#### [Short problem]
Give the number of lines holding the string "script", and nothing else.
━━━━━ Provided material ━━━━━
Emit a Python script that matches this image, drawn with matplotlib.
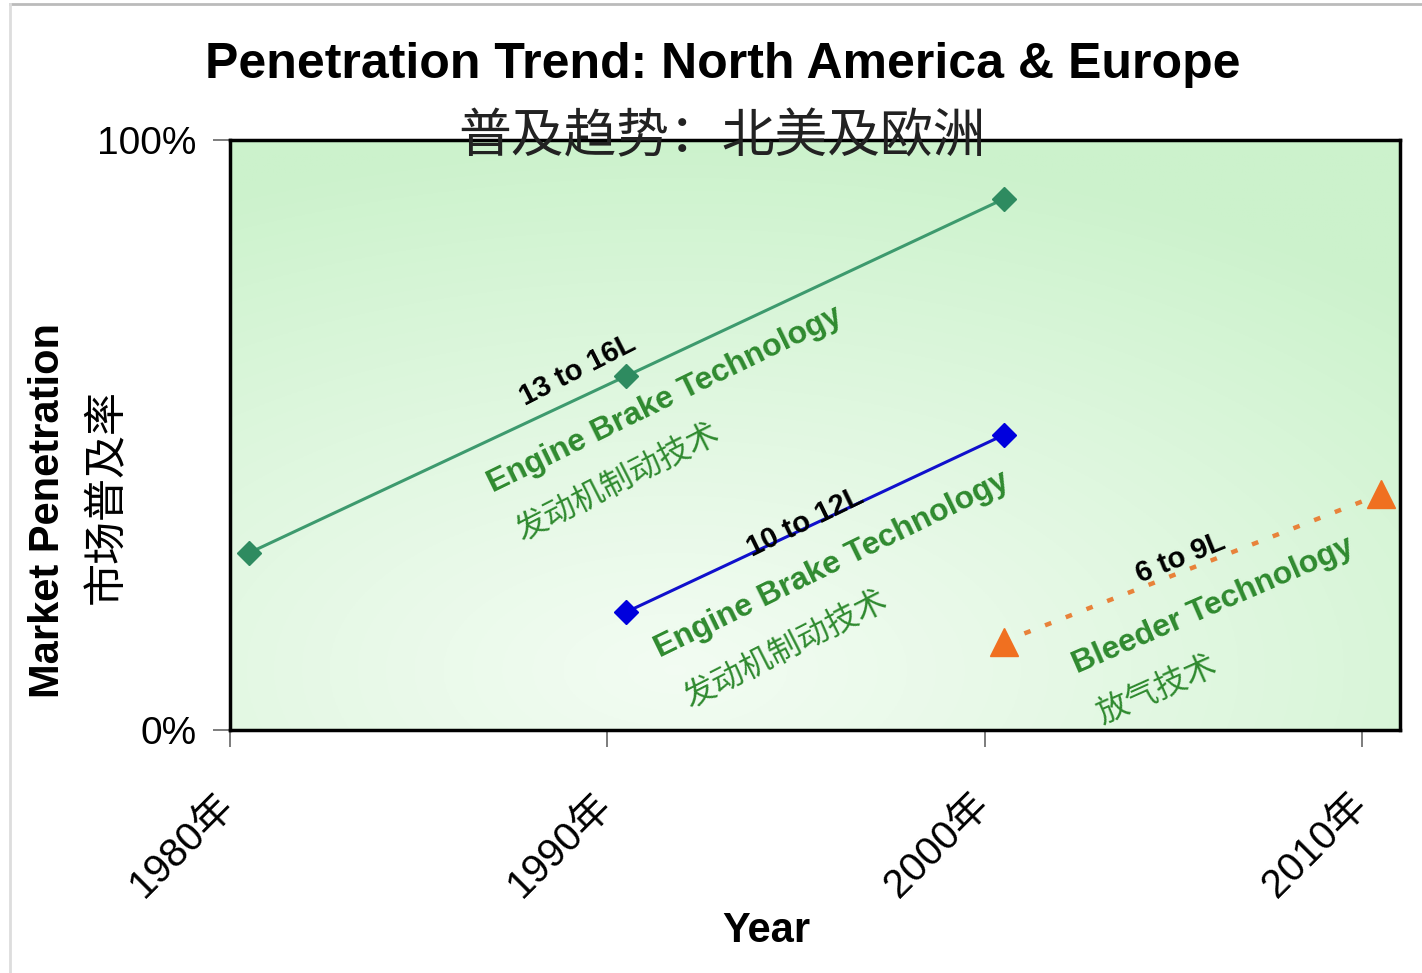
import matplotlib
matplotlib.use("Agg")
import matplotlib.pyplot as plt
import matplotlib.transforms as mtransforms
import numpy as np

# penetration series (year, share in %)
heavy_years = [1980.5, 1990.5, 2000.5]
heavy_share = [30, 60, 90]
medium_years = [1990.5, 2000.5]
medium_share = [20, 50]
light_years = [2000.5, 2010.5]
light_share = [15, 40]

tick_years = [1980, 1990, 2000, 2010]
tick_labels = ["1980年", "1990年", "2000年", "2010年"]

LAT = ["Liberation Sans", "Noto Sans CJK SC"]
CJK = ["Noto Sans CJK SC", "Liberation Sans"]
TXT_GREEN = "#2f8a2f"

fig = plt.figure(figsize=(14.22, 9.73), dpi=100)
ax = fig.add_axes([0.1617, 0.2497, 0.8228, 0.6064])
ax.set_xlim(1980, 2011.0)
ax.set_ylim(0, 100)

# soft green background, whiter towards lower middle
gx, gy = np.meshgrid(np.linspace(0, 1, 400), np.linspace(0, 1, 300))
r = np.sqrt(((gx - 0.38) / 1.0) ** 2 + ((gy - 0.1) / 1.0) ** 2)
t = 0.25 + 0.75 * np.clip(r / 0.9, 0, 1) ** 1.1
white = np.array([1.0, 1.0, 1.0])
green = np.array([0.80, 0.95, 0.80])
img = white * (1 - t[..., None]) + green * t[..., None]
ax.imshow(img, extent=[1980, 2011.0, 0, 100], origin="lower", aspect="auto", zorder=0)

ax.plot(heavy_years, heavy_share, color="#3d9a6e", lw=2.2, marker="D", ms=12,
        mfc="#2e8b60", mec="#2e8b60", zorder=3)
ax.plot(medium_years, medium_share, color="#1010cc", lw=2.2, marker="D", ms=12,
        mfc="#0000dd", mec="#0000dd", zorder=3)
ax.plot(light_years, light_share, color="#e8823a", lw=3.2, ls=(0, (1.5, 3.5)),
        zorder=3)
ax.plot(light_years, light_share, ls="none", marker="^", ms=20,
        mfc="#f07020", mec="#f07020", zorder=4)

# labels along the lines
ax.text(1989.22, 61.0, "13 to 16L", rotation=27, fontsize=21, fontweight="bold",
        family=LAT, ha="center", va="center", zorder=5)
ax.text(1991.53, 55.9, "Engine Brake Technology", rotation=26, fontsize=23,
        fontweight="bold", color=TXT_GREEN, family=LAT, ha="center", va="center", zorder=5)
ax.text(1990.26, 42.0, "发动机制动技术", rotation=27, fontsize=23,
        color=TXT_GREEN, family=CJK, ha="center", va="center", zorder=5)

ax.text(1995.24, 35.3, "10 to 12L", rotation=26, fontsize=21, fontweight="bold",
        family=LAT, ha="center", va="center", zorder=5)
ax.text(1995.96, 28.0, "Engine Brake Technology", rotation=26, fontsize=23,
        fontweight="bold", color=TXT_GREEN, family=LAT, ha="center", va="center", zorder=5)
ax.text(1994.71, 13.6, "发动机制动技术", rotation=27, fontsize=23,
        color=TXT_GREEN, family=CJK, ha="center", va="center", zorder=5)

ax.text(2005.18, 29.2, "6 to 9L", rotation=22, fontsize=21, fontweight="bold",
        family=LAT, ha="center", va="center", zorder=5)
ax.text(2006.05, 21.0, "Bleeder Technology", rotation=23.5, fontsize=23,
        fontweight="bold", color=TXT_GREEN, family=LAT, ha="center", va="center", zorder=5)
ax.text(2004.57, 6.8, "放气技术", rotation=24, fontsize=23,
        color=TXT_GREEN, family=CJK, ha="center", va="center", zorder=5)

# axes styling
for s in ax.spines.values():
    s.set_linewidth(2.5)
    s.set_color("black")
ax.set_yticks([0, 100])
ax.set_yticklabels(["0%", "100%"], family=LAT, fontsize=28)
ax.set_xticks(tick_years)
ax.set_xticklabels(tick_labels, family=LAT, fontsize=29, rotation=45,
                   ha="right", va="top", rotation_mode="anchor")
ax.tick_params(axis="both", direction="out", length=12, width=1.2, color="#666666")
ax.tick_params(axis="y", pad=12)
ax.tick_params(axis="x", pad=28)
shift = mtransforms.ScaledTranslation(-0.15, 0, fig.dpi_scale_trans)
for lbl in ax.get_xticklabels():
    lbl.set_transform(lbl.get_transform() + shift)

fig.text(0.508, 0.933, "Penetration Trend: North America & Europe", family=LAT,
         fontsize=36, fontweight="bold", ha="center", va="center")
fig.text(0.508, 0.859, "普及趋势：北美及欧洲", family=CJK, fontsize=38,
         ha="center", va="center", color="#222222", zorder=10)
fig.text(0.034, 0.475, "Market Penetration", family=LAT, fontsize=30,
         fontweight="bold", rotation=90, ha="center", va="center")
fig.text(0.075, 0.49, "市场普及率", family=CJK, fontsize=31,
         rotation=90, ha="center", va="center")
fig.text(0.539, 0.043, "Year", family=LAT, fontsize=30, fontweight="bold",
         ha="center", va="center")

# thin grey page frame
fig.add_artist(plt.Line2D([0.007, 1.0], [0.996, 0.996], color="#bbbbbb", lw=2,
                          transform=fig.transFigure))
fig.add_artist(plt.Line2D([0.007, 0.007], [0.0, 0.996], color="#dddddd", lw=2,
                          transform=fig.transFigure))

fig.savefig("out.png", dpi=100)
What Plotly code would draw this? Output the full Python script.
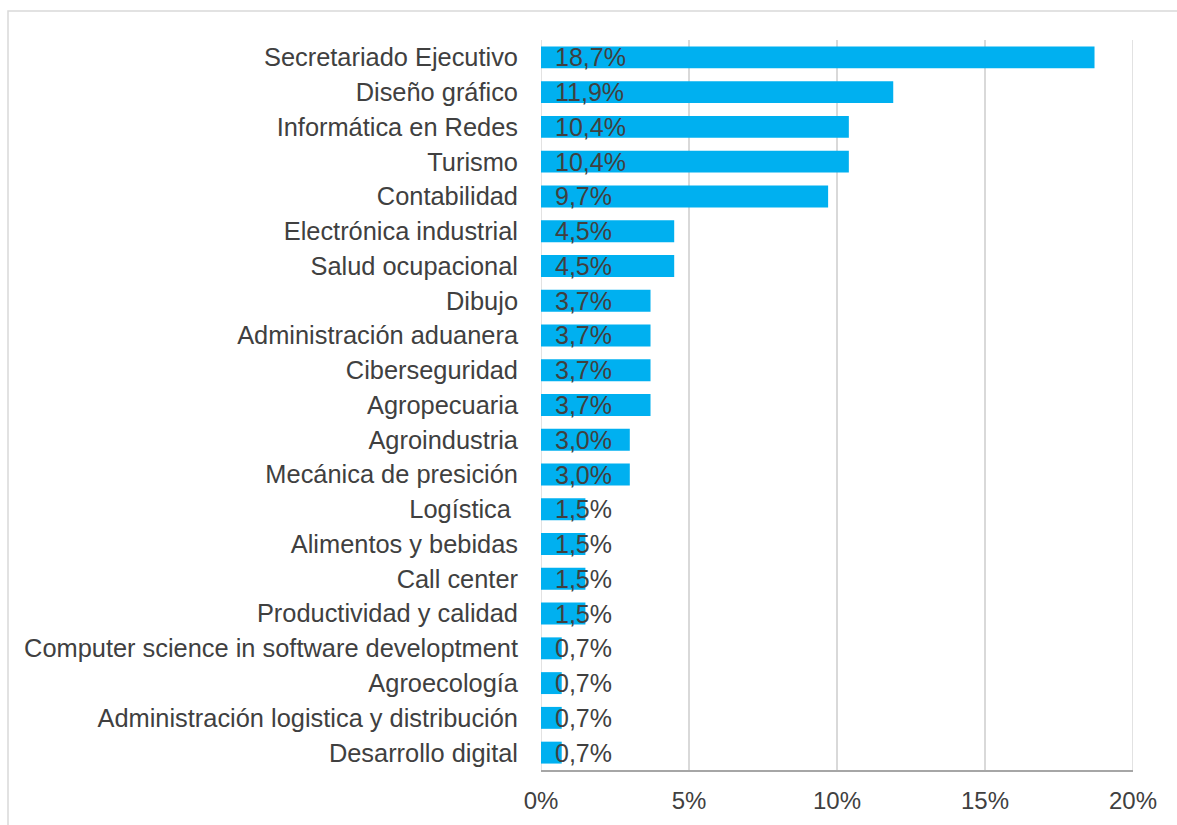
import plotly.graph_objects as go

# Careers and share of graduates (%), listed top to bottom
careers = [
    "Secretariado Ejecutivo",
    "Diseño gráfico",
    "Informática en Redes",
    "Turismo",
    "Contabilidad",
    "Electrónica industrial",
    "Salud ocupacional",
    "Dibujo",
    "Administración aduanera",
    "Ciberseguridad",
    "Agropecuaria",
    "Agroindustria",
    "Mecánica de presición",
    "Logística\u00a0",
    "Alimentos y bebidas",
    "Call center",
    "Productividad y calidad",
    "Computer science in software developtment",
    "Agroecología",
    "Administración logistica y distribución",
    "Desarrollo digital",
]
shares = [18.7, 11.9, 10.4, 10.4, 9.7, 4.5, 4.5, 3.7, 3.7, 3.7, 3.7,
          3.0, 3.0, 1.5, 1.5, 1.5, 1.5, 0.7, 0.7, 0.7, 0.7]
x_ticks = [0, 5, 10, 15, 20]
x_tick_text = ["0%", "5%", "10%", "15%", "20%"]

text_color = "#404040"
font_family = "Liberation Sans, Arial, sans-serif"
grid_color = "#d9d9d9"

labels = [f"{v:.1f}".replace(".", ",") + "%" for v in shares]

fig = go.Figure()
fig.add_trace(go.Bar(
    y=careers,
    x=shares,
    orientation="h",
    marker=dict(color="#00B0F0", line=dict(width=0)),
    width=0.63,
    hoverinfo="x+y",
))

# Value labels anchored at the bar base
annotations = [
    dict(
        x=0, y=c, xref="x", yref="y",
        text=t, showarrow=False,
        xanchor="left", yanchor="middle",
        xshift=12,
        font=dict(size=25, color=text_color, family=font_family),
    )
    for c, t in zip(careers, labels)
]

W, H = 1177, 825
ml, mr, mt, mb = 541, 44, 40, 55
pw, ph = W - ml - mr, H - mt - mb

def px_to_paper_x(px):
    return (px - ml) / pw

def px_to_paper_y(py):
    return (H - mb - py) / ph

shapes = [dict(
    type="rect",
    xref="paper", yref="paper",
    x0=px_to_paper_x(8), x1=px_to_paper_x(1190),
    y0=px_to_paper_y(840), y1=px_to_paper_y(11),
    line=dict(color=grid_color, width=1.5),
    fillcolor="rgba(0,0,0,0)",
    layer="below",
)]
# Gridlines on the range edges
for xv in (x_ticks[0], x_ticks[-1]):
    shapes.append(dict(
        type="line", xref="x", yref="paper",
        x0=xv, x1=xv, y0=0, y1=1,
        line=dict(color=grid_color, width=1.5),
        layer="below",
    ))

fig.update_layout(
    width=W,
    height=H,
    margin=dict(l=ml, r=mr, t=mt, b=mb, autoexpand=False),
    plot_bgcolor="white",
    paper_bgcolor="white",
    showlegend=False,
    font=dict(family=font_family, size=25, color=text_color),
    xaxis=dict(
        range=[0, 20],
        tickmode="array",
        tickvals=x_ticks,
        ticktext=x_tick_text,
        showgrid=True,
        gridcolor=grid_color,
        gridwidth=1.5,
        zeroline=False,
        showline=True,
        linecolor="#a6a6a6",
        linewidth=1.5,
        ticks="",
        ticklabelstandoff=8,
        tickfont=dict(size=24, color=text_color),
        fixedrange=True,
    ),
    yaxis=dict(
        categoryorder="array",
        categoryarray=careers[::-1],
        autorange=False,
        range=[-0.5, len(careers) - 0.5],
        showgrid=False,
        zeroline=False,
        showline=False,
        ticks="",
        ticklabelstandoff=22,
        tickfont=dict(size=25.4, color=text_color),
        fixedrange=True,
    ),
    shapes=shapes,
    annotations=annotations,
)

fig.write_html("out.html")
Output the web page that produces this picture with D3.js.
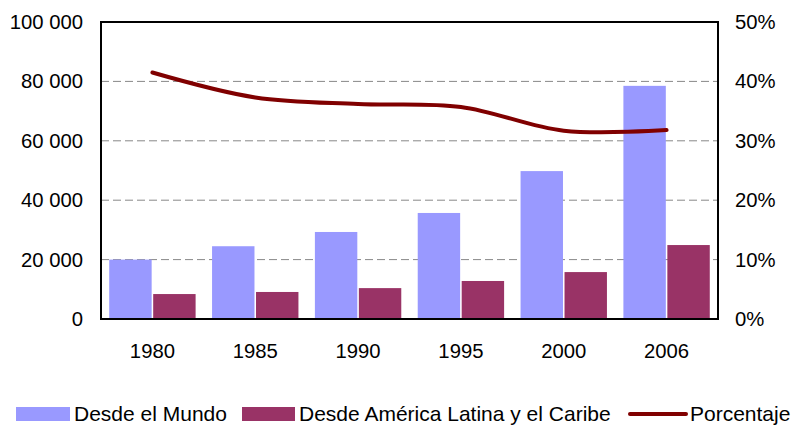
━━━━━
#### [Exercise result]
2